You may read this excellent essay from the American Conservative magazine by clicking the title of this post. A sample:
"It is necessary to distinguish between a sudden proliferation of fascist tendencies and an imminent danger. There may be, among some neocons and some more populist right-wingers, unmistakable antidemocratic tendencies. But America hasn’t yet experienced organized street violence against dissenters or a state that is willing—in an unambiguous fashion—to jail its critics. The administration certainly has its far Right ideologues—the Washington Post’s recent profile of Alberto Gonzales, whose memos are literally written for him by Cheney aide David Addington, provides striking evidence. But the Bush administration still seems more embarrassed than proud of its most authoritarian aspects. Gonzales takes some pains to present himself as an opponent of torture; hypocrisy in this realm is perhaps preferable to open contempt for international law and the Bill of Rights.
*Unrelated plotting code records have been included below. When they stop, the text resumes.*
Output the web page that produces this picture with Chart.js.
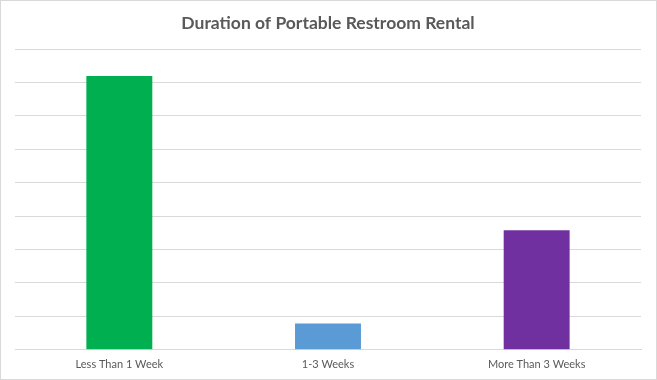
<!DOCTYPE html>
<html>
<head>
<meta charset="utf-8">
<script src="https://cdn.jsdelivr.net/npm/chart.js@4"></script>
<style>
  body { margin: 0; background: #fff; }
  #wrap { width: 657px; height: 380px; }
</style>
</head>
<body>
<div id="wrap"><canvas id="chart" width="657" height="380"></canvas></div>
<script>
// --- Data ---
const categories = ['Less Than 1 Week', '1-3 Weeks', 'More Than 3 Weeks'];
const values = [8.19, 0.79, 3.58];
const barColors = ['#00B050', '#5B9BD5', '#7030A0'];

// white background + thin frame like the spreadsheet chart
const framePlugin = {
    id: 'frame',
    beforeDraw(chart) {
        const ctx = chart.ctx;
        ctx.save();
        ctx.fillStyle = '#fff';
        ctx.fillRect(0, 0, chart.width, chart.height);
        ctx.strokeStyle = '#D9D9D9';
        ctx.lineWidth = 1;
        ctx.strokeRect(0.5, 0.5, chart.width - 1, chart.height - 1);
        ctx.restore();
    }
};

new Chart(document.getElementById('chart'), {
    type: 'bar',
    data: {
        labels: categories,
        datasets: [{
            data: values,
            backgroundColor: barColors,
            borderWidth: 0,
            categoryPercentage: 1,
            barPercentage: 0.316
        }]
    },
    options: {
        responsive: false,
        animation: false,
        layout: { padding: { left: 15, right: 16, top: 0, bottom: 9 } },
        plugins: {
            legend: { display: false },
            tooltip: { enabled: false },
            title: {
                display: true,
                text: 'Duration of Portable Restroom Rental',
                color: '#595959',
                font: { family: 'Lato, "Open Sans", sans-serif', size: 17.5, weight: 'bold' },
                padding: { top: 13, bottom: 15 }
            }
        },
        scales: {
            x: {
                grid: { display: false },
                border: { display: true, color: '#D9D9D9', width: 1 },
                ticks: {
                    color: '#595959',
                    padding: 0,
                    font: { family: 'Lato, "Open Sans", sans-serif', size: 11 }
                }
            },
            y: {
                min: 0,
                max: 9,
                ticks: { display: false, stepSize: 1 },
                grid: { color: '#D9D9D9', drawTicks: false },
                border: { display: false }
            }
        }
    },
    plugins: [framePlugin]
});
</script>
</body>
</html>
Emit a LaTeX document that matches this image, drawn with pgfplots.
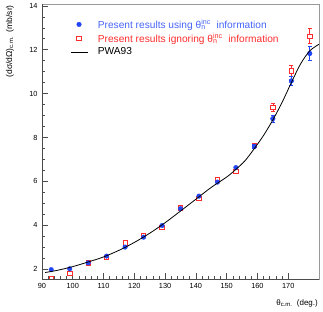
\documentclass[border=0pt]{standalone}
\usepackage{fontspec}
\setmainfont{Liberation Sans}
\usepackage{pgfplots}
\usepackage{pgfplotstable}
\pgfplotsset{compat=1.18}
\definecolor{pblue}{RGB}{35,70,245}
\definecolor{lblue}{RGB}{70,100,250}
\definecolor{pred}{RGB}{255,45,45}

\pgfplotstableread{
x b eb r er
93 1.98 0 1.59 0
99 2.02 0 1.80 0
105 2.29 0 2.29 0
111 2.60 0 2.53 0
117 3.01 0 3.20 0
123 3.46 0 3.53 0
129 3.99 0 3.91 0
135 4.76 0 4.80 0
141 5.33 0 5.24 0
147 5.97 0 6.08 0
153 6.63 0 6.47 0
159 7.60 0.08 7.64 0.10
165 8.86 0.15 9.38 0.19
171 10.58 0.20 11.03 0.25
177 11.83 0.32 12.62 0.34
}\data

\pgfplotstableread{
x y
91 1.85
95 1.95
100 2.12
105 2.33
110 2.56
115 2.86
120 3.22
125 3.64
130 4.12
135 4.65
140 5.19
145 5.73
150 6.20
153 6.55
156 6.95
159 7.50
162 8.10
165 8.80
168 9.60
171 10.50
174 11.35
177 11.95
180 12.25
}\pwa

\begin{document}
\begin{tikzpicture}
\begin{axis}[
  scale only axis, width=277bp, height=275bp,
  xmin=90, xmax=180, ymin=1.55, ymax=14.08,
  xtick={90,100,...,170}, minor x tick num=4,
  ytick={2,4,...,14}, minor y tick num=3,
  tick align=inside, xtick pos=bottom, ytick pos=left,
  major tick length=6bp, minor tick length=3bp,
  axis line style={black!40, line width=0.5pt},
  tick style={black!70, line width=0.6pt},
  ticklabel style={font=\fontsize{7.4}{8}\selectfont},
  /pgf/number format/assume math mode=true,
  /pgf/number format/1000 sep={},
  xticklabel style={yshift=-1bp},
  yticklabel style={xshift=-1bp},
  clip marker paths=true,
  legend cell align=left,
  legend style={at={(rel axis cs:0.09,0.96)}, anchor=north west, draw=none, fill=none,
    font=\fontsize{10.2}{12}\selectfont, row sep=0bp, column sep=8bp},
]
\addlegendimage{pblue, only marks, mark=*, mark size=2.3bp, mark options={draw=pblue, fill=pblue}}
\addlegendentry{\textcolor{lblue}{Present results using θ\rlap{\textsubscript{n}}\textsuperscript{inc}\ \ information}}
\addlegendimage{pred, only marks, mark=square*, mark size=2.2bp, line width=0.8pt, mark options={draw=pred, fill=white}}
\addlegendentry{\textcolor{pred}{Present results ignoring θ\rlap{\textsubscript{n}}\textsuperscript{inc}\ \ information}}
\addlegendimage{black, line width=0.8pt}
\addlegendentry{PWA93}

% red error bars
\addplot[forget plot, pred, only marks, mark=none,
  restrict x to domain=155:180,
  error bars/.cd, y dir=both, y explicit,
  error bar style={pred, line width=0.6pt},
  error mark options={pred, rotate=90, mark size=2bp, line width=0.6pt}]
  table[x=x, y=r, y error=er] {\data};
\addplot[forget plot, pred, only marks, mark=square*, mark size=2.2bp, line width=0.8pt,
  mark options={draw=pred, fill=white}]
  table[x=x, y=r] {\data};
% blue error bars
\addplot[forget plot, pblue, only marks, mark=none,
  restrict x to domain=155:180,
  error bars/.cd, y dir=both, y explicit,
  error bar style={pblue, line width=0.6pt},
  error mark options={pblue, rotate=90, mark size=2bp, line width=0.6pt}]
  table[x=x, y=b, y error=eb] {\data};
\addplot[forget plot, pblue, only marks, mark=*, mark size=2.3bp,
  mark options={draw=pblue, fill=pblue}]
  table[x=x, y=b] {\data};
% PWA93
\addplot[forget plot, black, line width=0.8pt, smooth, mark=none] table[x=x, y=y] {\pwa};
\end{axis}
\draw[black!70, line width=0.6pt] (0bp,275bp) -- (0bp,0bp) -- (277bp,0bp);
\node[anchor=east, font=\fontsize{8}{9}\selectfont, inner sep=0pt] at (276bp,-24bp)
  {θ\textsubscript{c.m.}\ \ (deg.)};
\node[anchor=east, rotate=90, font=\fontsize{8.5}{10}\selectfont, inner sep=0pt] at (-32bp,274bp)
  {(dσ/dΩ)\textsubscript{c.m.}\ \ (mb/sr)};
\path[use as bounding box] (-42bp,-32bp) rectangle (281bp,279bp);
\end{tikzpicture}
\end{document}
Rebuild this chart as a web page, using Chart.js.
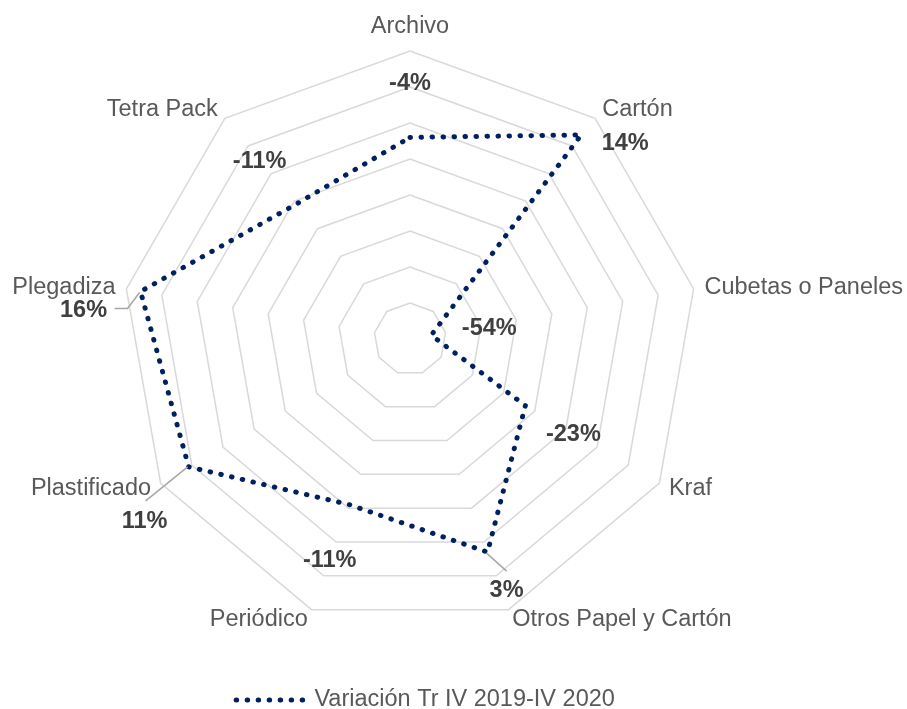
<!DOCTYPE html>
<html>
<head>
<meta charset="utf-8">
<script src="https://cdn.jsdelivr.net/npm/chart.js@4.4.1/dist/chart.umd.min.js"></script>
<style>
html,body{margin:0;padding:0;background:#ffffff;}
#wrap{width:907px;height:709px;position:relative;}
</style>
</head>
<body>
<div id="wrap"><canvas id="c"></canvas></div>
<script>
// ---- data ----
const categories = ['Archivo', 'Cartón', 'Cubetas o Paneles', 'Kraf', 'Otros Papel y Cartón', 'Periódico', 'Plastificado', 'Plegadiza', 'Tetra Pack'];
const seriesName = 'Variación Tr IV 2019-IV 2020';
const variation = [-4, 14, -54, -23, 3, -11, 11, 16, -11];
const axisTicks = [-60, -50, -40, -30, -20, -10, 0, 10, 20];
const dataLabels = variation.map(v => v + '%');

// ---- label placement (pixel offsets from each data point) ----
const labelOffsets = [[0, -54], [44, 9], [58, -7], [48, 29], [19, 38], [-20, 56], [-44, 55], [-57, 19], [-37, -42]];
const leaderLines = {4: [[-1, 1], [19, 19]], 6: [[-43, 34], [-1, 0]], 7: [[-26, 17], [-13, 17], [-1, 1]]};

const FONT = 'Arial, "Liberation Sans", sans-serif';
Chart.defaults.font.family = FONT;

const labelPlugin = {
  id: 'excelLabels',
  afterDatasetsDraw(chart) {
    const s = chart.scales.r;
    const ctx = chart.ctx;
    ctx.save();
    // leader lines
    ctx.strokeStyle = '#a6a6a6';
    ctx.lineWidth = 1.5;
    Object.keys(leaderLines).forEach(k => {
      const i = +k;
      const p = s.getPointPositionForValue(i, variation[i]);
      ctx.beginPath();
      leaderLines[k].forEach(([dx, dy], j) => {
        if (j === 0) ctx.moveTo(p.x + dx, p.y + dy); else ctx.lineTo(p.x + dx, p.y + dy);
      });
      ctx.stroke();
    });
    // data labels
    ctx.font = 'bold 23.5px ' + FONT;
    ctx.fillStyle = '#404040';
    ctx.textAlign = 'center';
    ctx.textBaseline = 'middle';
    variation.forEach((v, i) => {
      const p = s.getPointPositionForValue(i, v);
      ctx.fillText(dataLabels[i], p.x + labelOffsets[i][0], p.y + labelOffsets[i][1]);
    });
    // category labels
    ctx.font = '23.5px ' + FONT;
    ctx.fillStyle = '#595959';
    categories.forEach((c, i) => {
      const ang = s.getIndexAngle(i);
      const sn = Math.sin(ang), cs = Math.cos(ang);
      const p = s.getPointPosition(i, s.drawingArea + 11);
      let y = p.y;
      if (Math.abs(sn) < 0.1) {
        ctx.textAlign = 'center';
        y -= 13 * Math.sign(cs);
      } else {
        ctx.textAlign = sn > 0 ? 'left' : 'right';
      }
      ctx.fillText(c, p.x, y);
    });
    ctx.restore();
  }
};

new Chart(document.getElementById('c'), {
  type: 'radar',
  data: {
    labels: categories,
    datasets: [{
      label: seriesName,
      data: variation,
      borderColor: '#002060',
      backgroundColor: 'rgba(0,0,0,0)',
      borderWidth: 5,
      borderDash: [0.5, 10.5],
      borderCapStyle: 'round',
      borderJoinStyle: 'round',
      pointRadius: 0,
      pointHoverRadius: 0,
      fill: false,
      tension: 0
    }]
  },
  options: {
    responsive: true,
    maintainAspectRatio: false,
    animation: false,
    layout: {padding: {left: 122, right: 178, top: 51, bottom: -12.75}},
    scales: {
      r: {
        min: axisTicks[0],
        max: axisTicks[axisTicks.length - 1],
        ticks: {display: false, stepSize: axisTicks[1] - axisTicks[0]},
        grid: {color: '#d9d9d9', lineWidth: 1.5},
        angleLines: {display: false},
        pointLabels: {display: false}
      }
    },
    plugins: {
      legend: {
        position: 'bottom',
        labels: {
          usePointStyle: true,
          pointStyle: 'line',
          pointStyleWidth: 66.5,
          padding: 61.25,
          color: '#595959',
          font: {size: 23.5},
          generateLabels(chart) {
            const items = Chart.defaults.plugins.legend.labels.generateLabels(chart);
            items.forEach(it => {
              const ds = chart.data.datasets[it.datasetIndex];
              it.lineDash = ds.borderDash;
              it.lineCap = ds.borderCapStyle;
              it.lineWidth = ds.borderWidth;
              it.strokeStyle = ds.borderColor;
              it.fillStyle = ds.borderColor;
            });
            return items;
          }
        }
      },
      title: {
        display: true,
        text: ' ',
        position: 'right',
        fullSize: false,
        font: {size: 10, lineHeight: 1.2},
        padding: {top: 10, bottom: 9}
      },
      tooltip: {enabled: false}
    }
  },
  plugins: [labelPlugin]
});
</script>
</body>
</html>
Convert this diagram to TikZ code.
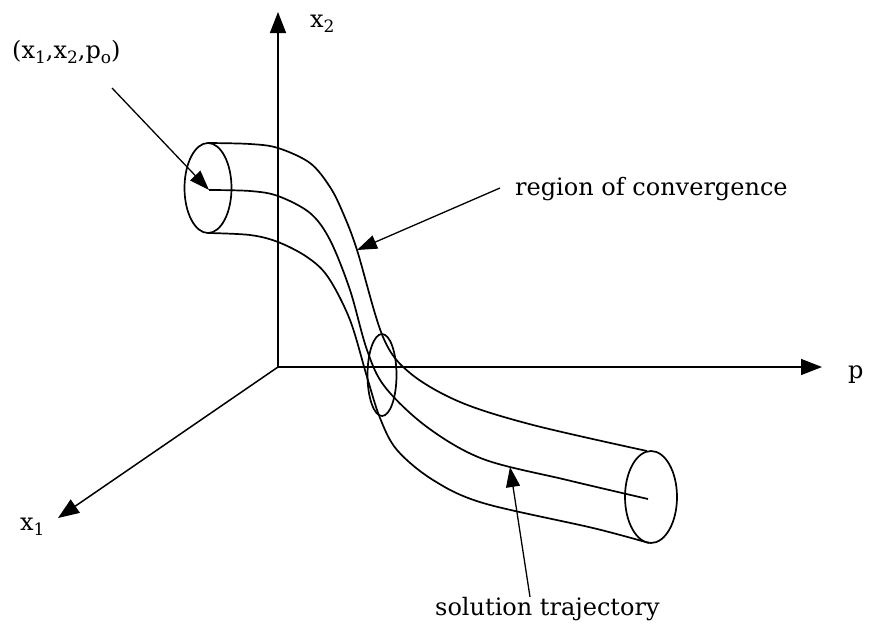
\documentclass[tikz,border=0pt]{standalone}
\usepackage{fontspec}
\setmainfont{DejaVu Serif}
\usetikzlibrary{arrows.meta}
\newcommand\lowsub[1]{\raisebox{-0.22em}{\fontsize{17}{20}\selectfont #1}}
\begin{document}
\begin{tikzpicture}[x=1pt,y=-1pt,
  axis/.style={line width=1.5pt,-{Triangle[length=21pt,width=16pt]}},
  tube/.style={line width=1.7pt},
  pointer/.style={line width=1.3pt,-{Triangle[length=20pt,width=14pt]}},
  lbl/.style={font=\fontsize{24}{28}\selectfont, inner sep=0pt, anchor=base west},
]
\useasboundingbox (0,0) rectangle (869,624);
% axes
\coordinate (O) at (278,367);
\coordinate (x2end) at (278,12);
\coordinate (pend) at (822,367);
\coordinate (x1end) at (58,518);
\draw[axis] (O) -- (x2end);
\draw[axis] (O) -- (pend);
\draw[axis] (O) -- (x1end);
\node[lbl] (lx2) at (310,27) {x\lowsub{2}};
\node[lbl] (lp) at (848,378) {p};
\node[lbl] (lx1) at (20,530) {x\lowsub{1}};
% tube
\draw[tube] plot[smooth, tension=0.55] coordinates {(208,143) (250,144) (278,148) (310,163) (330,187) (343,213) (357,250) (383,337) (410,373) (460,402) (533,425) (647,451)};
\draw[tube] plot[smooth, tension=0.55] coordinates {(209,190) (250,191) (278,196) (310,213) (330,240) (350,290) (367,350) (385,387) (427,427) (483,459) (567,480) (648,499)};
\draw[tube] plot[smooth, tension=0.55] coordinates {(208,233) (250,235) (278,242) (307,257) (328,277) (350,320) (367,377) (380,418) (397,450) (433,480) (483,503) (593,528) (649,543)};
\draw[tube] (208,188) ellipse [x radius=23.5, y radius=45];
\draw[tube] (382,375) ellipse [x radius=14.5, y radius=41];
\draw[tube] (651,497) ellipse [x radius=26, y radius=46];
% labels and pointers
\node[lbl] (lstart) at (12,58) {(x\lowsub{1},x\lowsub{2},p\lowsub{o})};
\coordinate (sstart) at (112,88);
\coordinate (stip) at (209,190);
\draw[pointer] (sstart) -- (stip);
\node[lbl] (lroc) at (515,195) {region of convergence};
\coordinate (rstart) at (500,188);
\coordinate (rtip) at (357,250);
\draw[pointer] (rstart) -- (rtip);
\node[lbl] (lsol) at (435,615) {solution trajectory};
\coordinate (tstart) at (530,597);
\coordinate (ttip) at (510,467);
\draw[pointer] (tstart) -- (ttip);
\end{tikzpicture}
\end{document}
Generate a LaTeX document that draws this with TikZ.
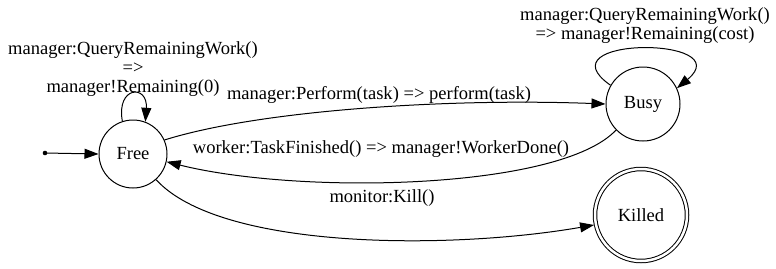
\documentclass[tikz,border=0pt]{standalone}
\usepackage{fontspec}
\setmainfont{Liberation Serif}
\newfontfamily\gvfont{Liberation Serif}
\usetikzlibrary{arrows.meta}

\tikzset{
  state/.style={draw, circle, line width=1bp, inner sep=0pt},
  edge/.style={line width=1bp, -{Triangle[length=14bp, width=10bp]}},
  lbl/.style={align=center, inner sep=0pt}
}

\begin{document}
\begin{tikzpicture}[x=1bp, y=-1bp, font=\gvfont\fontsize{18.6}{19}\selectfont]
\useasboundingbox (0,0) rectangle (776,268);
\node[state, minimum size=68bp] (free) at (133,154) {Free};
\node[state, minimum size=74bp] (busy) at (643,104) {Busy};
\node[state, double, double distance=2.5bp, minimum size=92bp, outer sep=2bp] (killed) at (641,215) {Killed};
\fill (45,153) circle (2.3bp) coordinate (init);

\draw[edge] (init) -- (free.west);
\draw[edge] (free.108) .. controls (116,86) and (148,84) .. (free.69);
\draw[edge] (free.24) .. controls (260,110) and (450,98) .. (busy.180);
\draw[edge] (busy.224) .. controls (560,190) and (300,195) .. (free.-13);
\draw[edge] (free.-48) .. controls (220,250) and (450,250) .. (killed.192);
\draw[edge] (busy.150) .. controls (540,36) and (740,36) .. (busy.25);

\node[lbl] (qfree) at (133,69) {manager:QueryRemainingWork()\\=>\\manager!Remaining(0)};
\node[lbl] (perform) at (379,95) {manager:Perform(task) => perform(task)};
\node[lbl] (done) at (381,149) {worker:TaskFinished() => manager!WorkerDone()};
\node[lbl] (kill) at (382,198) {monitor:Kill()};
\node[lbl] (qbusy) at (645,26) {manager:QueryRemainingWork()\\=> manager!Remaining(cost)};
\end{tikzpicture}
\end{document}
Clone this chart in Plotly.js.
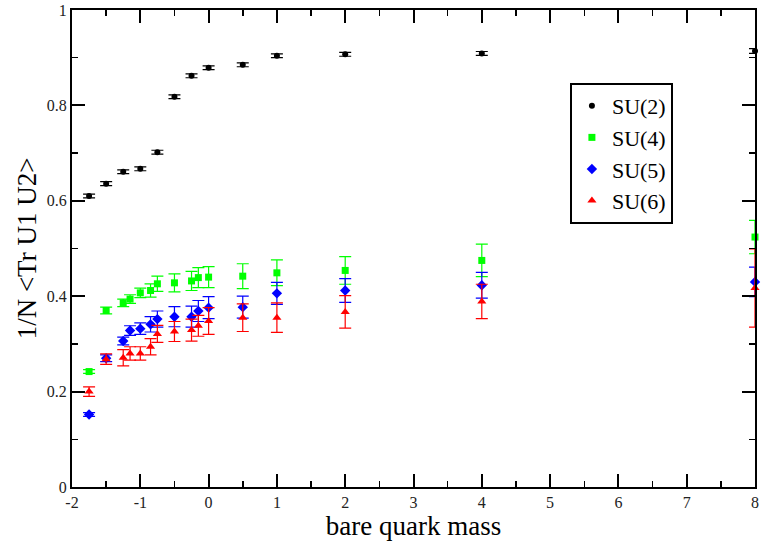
<!DOCTYPE html>
<html>
<head>
<meta charset="utf-8">
<script src="https://cdn.plot.ly/plotly-3.0.1.min.js"></script>
<style>
html,body{margin:0;padding:0;background:#fff;}
#chart{width:762px;height:552px;}
</style>
</head>
<body>
<div id="chart"></div>
<script>
// SU(2)
const x2 = [-1.75, -1.5, -1.25, -1, -0.75, -0.5, -0.25, 0, 0.5, 1, 2, 4, 8];
const y2 = [0.610, 0.636, 0.661, 0.667, 0.702, 0.818, 0.862, 0.879, 0.885, 0.904, 0.907, 0.909, 0.914];
const e2 = [0.004, 0.004, 0.004, 0.004, 0.004, 0.004, 0.004, 0.004, 0.004, 0.004, 0.004, 0.004, 0.005];
// SU(4), SU(5), SU(6) share x values
const xN = [-1.75, -1.5, -1.25, -1.15, -1, -0.85, -0.75, -0.5, -0.25, -0.15, 0, 0.5, 1, 2, 4, 8];
const y4 = [0.242, 0.370, 0.386, 0.394, 0.407, 0.412, 0.426, 0.428, 0.432, 0.439, 0.440, 0.442, 0.449, 0.454, 0.475, 0.524];
const e4 = [0.004, 0.007, 0.008, 0.009, 0.010, 0.014, 0.016, 0.019, 0.020, 0.021, 0.022, 0.026, 0.027, 0.029, 0.034, 0.035];
const y5 = [0.152, 0.270, 0.306, 0.328, 0.332, 0.341, 0.352, 0.357, 0.357, 0.369, 0.376, 0.377, 0.406, 0.412, 0.423, 0.430];
const e5 = [0.004, 0.007, 0.008, 0.010, 0.012, 0.016, 0.017, 0.021, 0.022, 0.022, 0.023, 0.023, 0.023, 0.025, 0.027, 0.031];
const y6 = [0.200, 0.268, 0.271, 0.280, 0.280, 0.294, 0.321, 0.326, 0.329, 0.338, 0.348, 0.355, 0.355, 0.367, 0.389, 0.417];
const e6 = [0.010, 0.011, 0.017, 0.014, 0.014, 0.017, 0.018, 0.021, 0.023, 0.022, 0.028, 0.029, 0.031, 0.034, 0.036, 0.082];

const names = ['SU(2)', 'SU(4)', 'SU(5)', 'SU(6)'];
const xTicks = [-2, -1, 0, 1, 2, 3, 4, 5, 6, 7, 8];
const yTicks = [0, 0.2, 0.4, 0.6, 0.8, 1];
const yTickText = ['0', '0.2', '0.4', '0.6', '0.8', '1'];

function tr(x, y, e, name, color, symbol, size) {
  return {
    x: x, y: y, name: name, type: 'scatter', mode: 'markers',
    marker: {color: color, symbol: symbol, size: size},
    error_y: {type: 'data', array: e, visible: true, color: color, thickness: 1.2, width: 6},
    cliponaxis: false
  };
}

const data = [
  tr(x2, y2, e2, names[0], '#000000', 'circle', 6),
  tr(xN, y4, e4, names[1], '#00ff00', 'square', 7),
  tr(xN, y5, e5, names[2], '#0000ff', 'diamond', 8),
  tr(xN, y6, e6, names[3], '#ff0000', 'triangle-up', 8)
];

const SERIF = 'Liberation Serif';

const layout = {
  width: 762, height: 552,
  margin: {l: 72, r: 7, t: 10, b: 65},
  paper_bgcolor: '#fff', plot_bgcolor: '#fff',
  showlegend: true,
  font: {family: SERIF, color: '#000'},
  xaxis: {
    range: [-2, 8], tickvals: xTicks, ticktext: xTicks.map(String),
    ticks: 'inside', ticklen: 13, tickwidth: 2, tickcolor: '#000',
    minor: {ticks: 'inside', ticklen: 6, tickwidth: 1.5, tickcolor: '#000', dtick: 0.5, tick0: 0},
    showline: true, linecolor: '#000', linewidth: 2, mirror: 'ticks',
    showgrid: false, zeroline: false,
    tickfont: {family: SERIF, size: 16, color: '#222'},
    title: {text: 'bare quark mass', font: {family: SERIF, size: 27, color: '#000'}, standoff: 3}
  },
  yaxis: {
    range: [0, 1], tickvals: yTicks, ticktext: yTickText,
    ticks: 'inside', ticklen: 13, tickwidth: 2, tickcolor: '#000',
    minor: {ticks: 'inside', ticklen: 6, tickwidth: 1.5, tickcolor: '#000', dtick: 0.1, tick0: 0},
    showline: true, linecolor: '#000', linewidth: 2, mirror: 'ticks',
    showgrid: false, zeroline: false,
    tickfont: {family: SERIF, size: 16, color: '#222'},
    title: {text: '1/N &lt;Tr U1 U2&gt;', font: {family: SERIF, size: 27, color: '#000'}, standoff: 2}
  },
  legend: {
    x: 0.729, y: 0.847, xanchor: 'left', yanchor: 'top',
    bgcolor: '#fff', bordercolor: '#000', borderwidth: 2,
    font: {family: SERIF, size: 22, color: '#000'},
    itemsizing: 'trace', tracegroupgap: 0
  }
};

Plotly.newPlot('chart', data, layout, {displayModeBar: false, staticPlot: true});
</script>
</body>
</html>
"And yet the very fact that the f-word can be seriously raised in an American context is evidence enough that we have moved into a new period. The invasion of Iraq has put the possibility of the end to American democracy on the table and has empowered groups on the Right that would acquiesce to and in some cases welcome the suppression of core American freedoms. That would be the titanic irony of course, the mother of them all—that a war initiated under the pretense of spreading democracy would lead to its destruction in one of its very birthplaces. But as historians know, history is full of ironies."